Durch diese Erlebnisse stark geprägt, entschied Wichern, jenen bedürftigen Kindern und Jugendlichen einen Anker in Form eines Hauses anzubieten, in dem sie dauerhafte Hilfe und Unterstützung erfahren sollten. Die Idee des Rauhen Hauses war geboren und am 1. November konnten die ersten Kinder in die Gebäude des Rauhen Hauses einziehen. Die Einrichtung verstand sich nicht nur als kurzfristige Hilfestelle, sondern wollte dazu beitragen, den Kindern und Jugendlichen das Leben langfristig zu erleichtern.
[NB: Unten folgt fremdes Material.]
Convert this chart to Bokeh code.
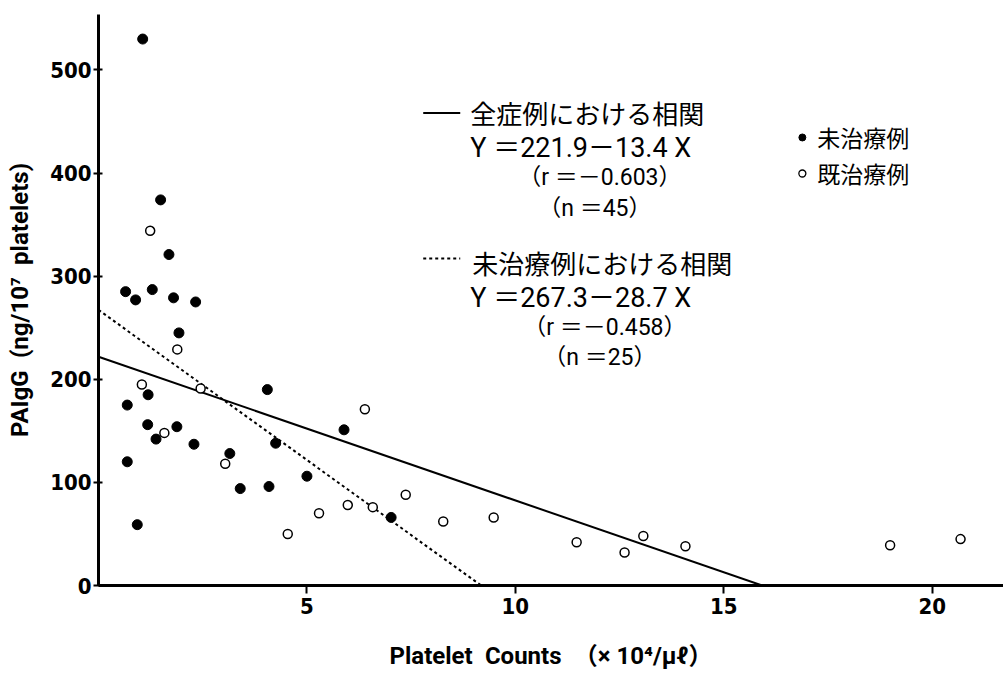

Daher wurden den Kindern schulische und handwerkliche Kenntnisse vermittelt und ihnen wurden erwachsene Mentoren, so genannte Brüder zur Seite gestellt, die als Ansprechpartner in allen Lebenslagen und -fragen fungierten. Für diese Aufgabe mussten die „Brüder“ eine sechsjährige Ausbildung absolvieren.

Das Rauhe Haus ist bis heute dem von Wichern geschaffenen Credo in seiner knapp 200 Jahre währenden Tradition treu geblieben. Knapp 300 Kinder und Jugendliche werden momentan dabei betreut, sich in ihrem Leben zurechtzufinden. Dazu werden in der anhängigen Privatschule fast 1500 Schüler unterrichtet. Auch ein Alten- und Pflegeheim sowie Behindertenhilfe gehören mittlerweile zu den alltäglichen Aufgaben, denen die Mitarbeiter nachgehen, welche selbstverständlich immer noch eigens vom Rauhen Haus ausgebildet werden. Und wenn es wieder weihnachtet, wird wie schon im 19. Jahrhundert der Wichernsche Adventskranz zum 1. Advent entzündet und jeden Tag eine weitere bis zum Heiligen Abend. Möge es auch im nächsten Jahrhundert so bleiben.